Malaysia Jadi Negara Pertama yang Izinkan Zakat Pakai Kripto
Malaysia Jadi Negara Pertama yang Izinkan Zakat Pakai Kripto
Jakarta – Malaysia mencatat sejarah baru sebagai negara pertama di dunia yang secara resmi mengizinkan pembayaran zakat menggunakan aset digital, termasuk cryptocurrency.
Kebijakan ini bertujuan untuk mengedukasi umat Islam tentang kewajiban zakat di era modern, seiring dengan meningkatnya popularitas dan nilai aset digital di kalangan masyarakat Malaysia.
Menurut laporan dari Pusat Pengumpulan Zakat Majlis Agama Islam Wilayah Persekutuan (PPZ-MAIWP), masyarakat Malaysia memiliki aset digital senilai RM 16 miliar yang wajib dizakati.
Kepala Eksekutif PPZ-MAIWP, Datuk Abdul Hakim Amir Osman, mengatakan bahwa inisiatif ini diharapkan dapat memudahkan masyarakat, terutama generasi muda, dalam menunaikan kewajiban zakat mereka.
Digitalisasi praktik keagamaan menunjukkan bahwa Islam terus berkembang dan beradaptasi dengan kebutuhan pengikutnya yang terus berubah.
Aset digital kini menjadi salah satu sumber zakat baru yang potensial,” ujar Datuk Abdul Hakim pada Kamis (26/12/2024).
Dalam sidang ke-134 Komite Konsultatif Hukum Islam Wilayah Federal, mata uang digital telah diakui sebagai komoditas yang dapat diperdagangkan,
dengan zakat bisnis ditetapkan sebesar 2,5 persen.
Tahun 2023, pengumpulan zakat dari aset digital mencapai RM 25.983,91, dan pada 2024 angka tersebut meningkat hingga RM 44.991,97.
Tantangan Keamanan dan Potensi Zakat Digital
Meskipun kebijakan zakat digital ini dianggap sebagai terobosan, tantangan besar tetap ada, terutama dalam hal keamanan aset digital.
Sepanjang 2024, kasus pencurian aset kripto meningkat hingga 21 persen, dengan total kerugian mencapai USD 2,2 miliar atau sekitar Rp 35,7 triliun.
Sebagian besar insiden ini, menurut laporan Chainalysis, melibatkan kelompok peretas yang berafiliasi dengan Korea Utara.
Antara Januari dan Juli 2024, nilai aset kripto yang dicuri mencapai USD 1,58 miliar, jauh lebih tinggi dibandingkan periode yang sama pada 2023.
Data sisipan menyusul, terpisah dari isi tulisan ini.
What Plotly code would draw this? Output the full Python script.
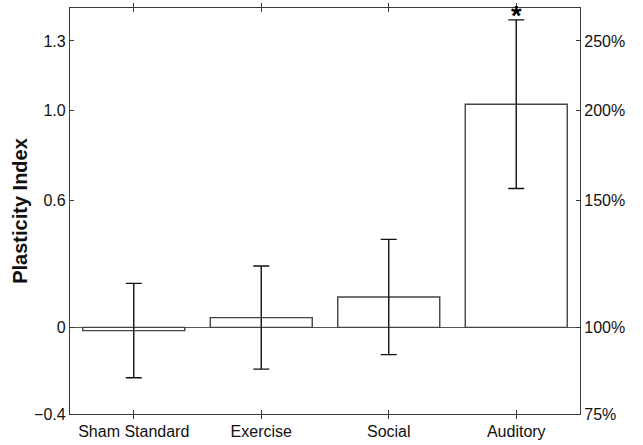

Namun, insiden peretasan mulai menurun signifikan setelah
pertemuan antara Kim Jong Un dan Vladimir Putin pada Juni 2024, yang diduga memengaruhi perubahan taktik cybercrime Korea Utara.
Potensi Peningkatan Pengumpulan Zakat
Di tengah tantangan tersebut, Malaysia tetap optimis bahwa kebijakan ini dapat meningkatkan pengumpulan zakat secara signifikan.
Dengan mayoritas investor kripto berusia 18-34 tahun, kebijakan ini diyakini dapat menarik partisipasi generasi muda yang lebih akrab dengan teknologi digital.
Langkah ini tidak hanya memudahkan pembayaran zakat,
tetapi juga meningkatkan transparansi dan efisiensi dalam pengelolaan dana zakat,” kata Datuk Abdul Hakim.
Malaysia membuka babak baru dalam pengelolaan zakat dengan mengizinkan pembayaran menggunakan aset digital.
Langkah ini mencerminkan kemampuan Islam untuk beradaptasi dengan perkembangan zaman, sekaligus meningkatkan potensi pengumpulan zakat di era digital.
Namun, pemerintah dan lembaga terkait harus terus memperkuat keamanan digital untuk melindungi aset zakat dari ancaman cybercrime.
Dengan inovasi ini, Malaysia menjadi pelopor dalam integrasi
teknologi blockchain ke dalam keuangan syariah, yang berpotensi menjadi inspirasi bagi negara-negara lain.